For large files it just doesn't work, and for small ones it is very inefficient. If we knew
in advance how many lines the database would have, there would be a reasonable solution, but
that information isn't available. By looking at a file, you can find out its total length in bytes,
but not the number of lines it contains. So we'll have to leave this serious problem for
a little later.
Another problem, and the one that we will examine next, is the difficulty involved in extracting
useful information from the data. Suppose we need to find all the club members who live in
Antville. We would have to reprocess every line in the whole database, searching through
each one to extract the city part of the address. All useful database operations involve
the actual pieces of data in the line rather than the whole line itself, so this annoying
task would be carried out very frequently.

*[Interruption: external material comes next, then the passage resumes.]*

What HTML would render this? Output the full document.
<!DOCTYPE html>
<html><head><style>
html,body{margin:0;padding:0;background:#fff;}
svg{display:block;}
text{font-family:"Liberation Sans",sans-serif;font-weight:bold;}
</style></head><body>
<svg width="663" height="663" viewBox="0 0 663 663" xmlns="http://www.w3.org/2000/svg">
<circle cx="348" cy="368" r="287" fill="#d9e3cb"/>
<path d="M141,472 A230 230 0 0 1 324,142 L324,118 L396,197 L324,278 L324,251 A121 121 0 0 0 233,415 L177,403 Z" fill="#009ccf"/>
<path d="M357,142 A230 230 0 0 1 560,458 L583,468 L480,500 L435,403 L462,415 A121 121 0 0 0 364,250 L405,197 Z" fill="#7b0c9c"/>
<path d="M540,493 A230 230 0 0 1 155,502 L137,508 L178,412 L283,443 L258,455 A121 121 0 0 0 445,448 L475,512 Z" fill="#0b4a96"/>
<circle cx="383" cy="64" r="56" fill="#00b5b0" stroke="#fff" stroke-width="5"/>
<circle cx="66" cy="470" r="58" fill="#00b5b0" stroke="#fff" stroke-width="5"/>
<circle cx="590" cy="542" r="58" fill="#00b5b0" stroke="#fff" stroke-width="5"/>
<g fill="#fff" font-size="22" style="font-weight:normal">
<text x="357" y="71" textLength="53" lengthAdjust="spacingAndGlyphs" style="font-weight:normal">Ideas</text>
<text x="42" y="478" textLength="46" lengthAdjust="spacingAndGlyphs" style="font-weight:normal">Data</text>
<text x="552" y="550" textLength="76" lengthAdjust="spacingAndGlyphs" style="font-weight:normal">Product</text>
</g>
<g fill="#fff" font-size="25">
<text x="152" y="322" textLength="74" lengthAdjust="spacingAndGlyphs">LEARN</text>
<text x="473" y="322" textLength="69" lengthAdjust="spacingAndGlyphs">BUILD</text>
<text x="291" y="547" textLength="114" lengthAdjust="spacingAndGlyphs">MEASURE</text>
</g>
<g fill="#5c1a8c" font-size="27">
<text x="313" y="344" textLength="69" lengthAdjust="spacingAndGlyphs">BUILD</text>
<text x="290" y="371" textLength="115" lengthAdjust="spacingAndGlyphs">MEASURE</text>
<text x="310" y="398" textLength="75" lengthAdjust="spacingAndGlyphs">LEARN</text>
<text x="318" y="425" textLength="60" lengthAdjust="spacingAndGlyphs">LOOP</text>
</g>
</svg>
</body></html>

We need some way to split a line into its
component parts once and for all, and then keep those components separately, so any
part of a data record can be found instantly at any time. Your Second
Homework Assignment is to write a string splitting function that would do the most
important part of that job. We'll pretend you've already written it, and see how to
build it into the program.
It might be reasonable to keep a separate array
of strings for all the different pieces of information, so instead of having one array of 500
giant strings, we would have 15 arrays of smaller strings:
char *mem_num[MAX_NUM_ENTRIES];
char *title[MAX_NUM_ENTRIES];
char *last_name[MAX_NUM_ENTRIES];
char *first_name[MAX_NUM_ENTRIES];
char *street_ad[MAX_NUM_ENTRIES];
char *city[MAX_NUM_ENTRIES];
char *state[MAX_NUM_ENTRIES];
char *zip_code[MAX_NUM_ENTRIES];
char *tel_num[MAX_NUM_ENTRIES];
char *fish_name[MAX_NUM_ENTRIES];
char *fish_species[MAX_NUM_ENTRIES];
char *fish_birthday[MAX_NUM_ENTRIES];
char *fish_birthyear[MAX_NUM_ENTRIES];
char *fish_status[MAX_NUM_ENTRIES];
char *fish_fav_col[MAX_NUM_ENTRIES];
so that last_name[67] would be the last name of the member described on line 67
of the big book; city[67] would be the city that he, she, or it lives in,
fish_name[67] would be his, her, or its goldfishes name, and so on and so on.

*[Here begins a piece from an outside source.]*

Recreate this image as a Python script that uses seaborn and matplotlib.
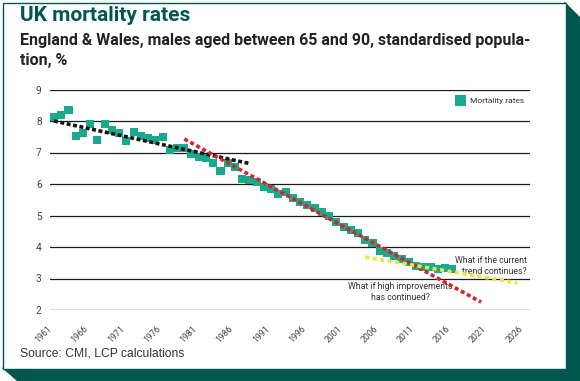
import matplotlib
matplotlib.use("Agg")
import matplotlib.pyplot as plt
from matplotlib.patches import Polygon, Rectangle
import seaborn as sns
import pandas as pd

# Data
years = list(range(1961, 2017))
rates = [8.13, 8.19, 8.35, 7.52, 7.62, 7.90, 7.40, 7.90, 7.71, 7.62,
         7.37, 7.65, 7.52, 7.46, 7.40, 7.49, 7.09, 7.15, 7.15, 6.94,
         6.85, 6.83, 6.67, 6.41, 6.67, 6.54, 6.16, 6.13, 6.06, 5.90,
         5.84, 5.68, 5.75, 5.56, 5.44, 5.33, 5.24, 5.11, 4.98, 4.79,
         4.63, 4.54, 4.44, 4.22, 4.13, 3.87, 3.81, 3.71, 3.62, 3.52,
         3.40, 3.37, 3.37, 3.30, 3.32, 3.30]

# trend lines
old_trend_years = [1961, 1988]
old_trend_vals = [8.00, 6.65]
high_impr_years = [1979, 2020]
high_impr_vals = [7.43, 2.25]
current_years = [2004, 2025]
current_vals = [3.68, 2.86]

tick_years = list(range(1961, 2027, 5))
y_ticks = [2, 3, 4, 5, 6, 7, 8, 9]

TEAL = "#00574f"
MARK = "#1aa98b"
FONT = ["Roboto", "DejaVu Sans"]

df = pd.DataFrame({"year": years, "rate": rates})

W, H = 580, 381
fig = plt.figure(figsize=(W / 100, H / 100), dpi=100)


def fx(px):
    return px / W


def fy(py):
    return 1 - py / H


# card background with shadow
bg = fig.add_axes([0, 0, 1, 1], zorder=0)
bg.set_xlim(0, W)
bg.set_ylim(H, 0)
bg.axis("off")
bg.add_patch(Polygon([(565, 2), (580, 17), (580, 381), (17, 381), (2, 368)],
                     closed=True, facecolor=TEAL, edgecolor="none"))
bg.add_patch(Rectangle((2.5, 2.5), 563, 366, facecolor="white",
                       edgecolor=TEAL, linewidth=1.0))

# main chart axes
left, right, top, bottom = 50, 530, 89.5, 310
ax = fig.add_axes([fx(left), fy(bottom), (right - left) / W, (bottom - top) / H],
                  zorder=2)
ax.patch.set_alpha(0)

sns.scatterplot(data=df, x="year", y="rate", marker="s", s=34, color=MARK,
                edgecolor="none", linewidth=0, label="Mortality rates", ax=ax,
                zorder=3, clip_on=False)
sns.lineplot(x=old_trend_years, y=old_trend_vals, ax=ax, color="#151515",
             linewidth=2.6, linestyle=(0, (1.1, 0.7)), zorder=4)
sns.lineplot(x=high_impr_years, y=high_impr_vals, ax=ax, color="#d8222d",
             linewidth=2.6, linestyle=(0, (1.1, 0.8)), zorder=5)
sns.lineplot(x=current_years, y=current_vals, ax=ax, color="#efe53a",
             linewidth=2.6, linestyle=(0, (1.1, 1.0)), zorder=5)

ax.set_xlim(1960.45, 2026.75)
ax.set_ylim(2, 9)
ax.set_yticks(y_ticks)
ax.set_xticks(tick_years)
ax.set_xticklabels([str(y) for y in tick_years], rotation=45, ha="right",
                   fontsize=6.3, color="#444444", family=FONT,
                   fontstretch="condensed")
ax.set_yticklabels([str(v) for v in y_ticks], fontsize=7.3, color="#444444",
                   family=FONT, fontstretch="condensed")
ax.tick_params(axis="both", length=0)
ax.tick_params(axis="y", pad=6)
ax.tick_params(axis="x", pad=10)
ax.grid(axis="y", color="#1a1a1a", linewidth=0.9)
ax.grid(axis="x", visible=False)
ax.set_axisbelow(True)
for s in ax.spines.values():
    s.set_visible(False)
ax.set_xlabel("")
ax.set_ylabel("")

leg = ax.legend(loc="upper right", bbox_to_anchor=(fx(530), fy(91)),
                bbox_transform=fig.transFigure, frameon=False,
                handletextpad=0.1, borderpad=0.2, markerscale=1.35,
                prop={"family": FONT, "size": 6, "stretch": "condensed"})
for t in leg.get_texts():
    t.set_color("#333333")

# annotations
ax.text(2026.3, 3.4, "What if the current\ntrend continues?", ha="right",
        va="center", fontsize=6.3, color="#333333", family=FONT,
        fontstretch="condensed", linespacing=1.35)
ax.text(2008.8, 2.58, "What if high improvements\nhas continued?", ha="center",
        va="center", fontsize=6.3, color="#333333", family=FONT,
        fontstretch="condensed", linespacing=1.35)

# titles and source
fig.text(fx(20), fy(6), "UK mortality rates", fontsize=15, fontweight="bold",
         color=TEAL, family=FONT, fontstretch="condensed", va="top")
fig.text(fx(20), fy(33),
         "England & Wales, males aged between 65 and 90, standardised popula-\ntion, %",
         fontsize=11.5, fontweight="bold", color="#222222", family=FONT,
         fontstretch="condensed", va="top", linespacing=1.45)
fig.text(fx(20), fy(353), "Source: CMI, LCP calculations", fontsize=8.7,
         color="#333333", family=["Liberation Sans", "DejaVu Sans"],
         va="center")

fig.savefig("out.png", dpi=100)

Handling all these strings isn't as hard
as you might imagine, it just takes a bit more typing. Remember how split is
supposed to work: you give it a string and an array of strings; it splits the string into parts
and puts them in the array for you to use as you wish. It returns as its result the number
of parts it made. We could quite easily modify read_data to make use of it.
In fact, it would make a lot of sense to have our special read_line function
do the splitting, so that it never has to allocate memory for the whole line.
So read_line would be given a
FILE to read from, just as before. It would read a line from that file, just as before.
But now, it would split the line into its components (making your split do the
work), putting the components into an array of string pointers that we would pass into it.
It could also return as its result the number of components found (or something like -1 that really
stands out, to indicate end-of-file).
int read_line(FILE *f, char *parts[])
{ char temp[500]; /* a temporary place to keep the string */
char *ok;
int len, numparts;
ok=fgets(temp, 499, f); /* read a line into temporary place */
if (ok==NULL)
{ return(-1); } /* we want to return -1 for EOF indication */
len=strlen(temp);
temp[len-1]=0; /* remove the \n from the end */
numparts=split(temp, parts); /* make split do the real work */
return (numparts); }
Of course, read_data hsa to be modified to take advantage of this. It must supply an
empty array of string pointers for read_line to fill, and move the components from
that array into their corrcet places in the database. It's actually not so difficult to understand,
the following just shows the loop inside read_data, as nothing else changes:
while (1)
{ char *parts[50]; /* extra space in case of mistakes in the input file */
int len, num_parts;
if (num_entries>=MAX_NUM_ENTRIES)
{ printf("** File Too Long! Buy The Upgrade!!! **\n");
exit(1); }
num_parts=read_line(f, parts);
if (num_parts==-1) break; /* -1 parts signals end of file */
if (num_parts!=15)
{ printf("Error in file, wrong number of parts\n");
continue; }
mem_num[num_entries]=parts[0];
title[num_entries]=parts[1];
last_name[num_entries]=parts[2];
first_name[num_entries]=parts[3];
street_ad[num_entries]=parts[4];
city[num_entries]=parts[5];
state[num_entries]=parts[6];
zip_code[num_entries]=parts[7];
tel_num[num_entries]=parts[8];
fish_name[num_entries]=parts[9];
fish_species[num_entries]=parts[10];
fish_birthday[num_entries]=parts[11];
fish_birthyear[num_entries]=parts[12];
fish_status[num_entries]=parts[13];
fish_fav_col[num_entries]=parts[14];
num_entries+=1; }
Copying the parts into the database is done with a simple assignment, not a strcpy.
The 15 database arrays are just arrays of pointers; they have no memory allocated for strings,
so there would be nowhere for the strings to be strcpy'ed to. To be able to do its
job at all, split has to find memory for the components that it splits up to live in,
so we might as well continue to use that same memory. We just make the database entries point to
the strings that split created.
Of course, print_data would also have to be changed, so that it would print out
each of the fifteen little strings on each line it produces, but there's nothing to that.
The end result is that the program is a little more complex (but not much. It looks more
complex because it is bigger, but large parts of it are very repetitious), and a lot more
flexible. For instance, to find out all the members who live in Antville, we could now have
a very simple and efficient little loop:
printf("List of members who live in Antville:\n");
for (i=0; i<num_entries; i+=1)
if (strcmp(city[i],"Antville")==0)
printf("%s %s %s\n", title[i], first_name[i], last_name[i]);
And its hard to imagine anything being much simpler than that.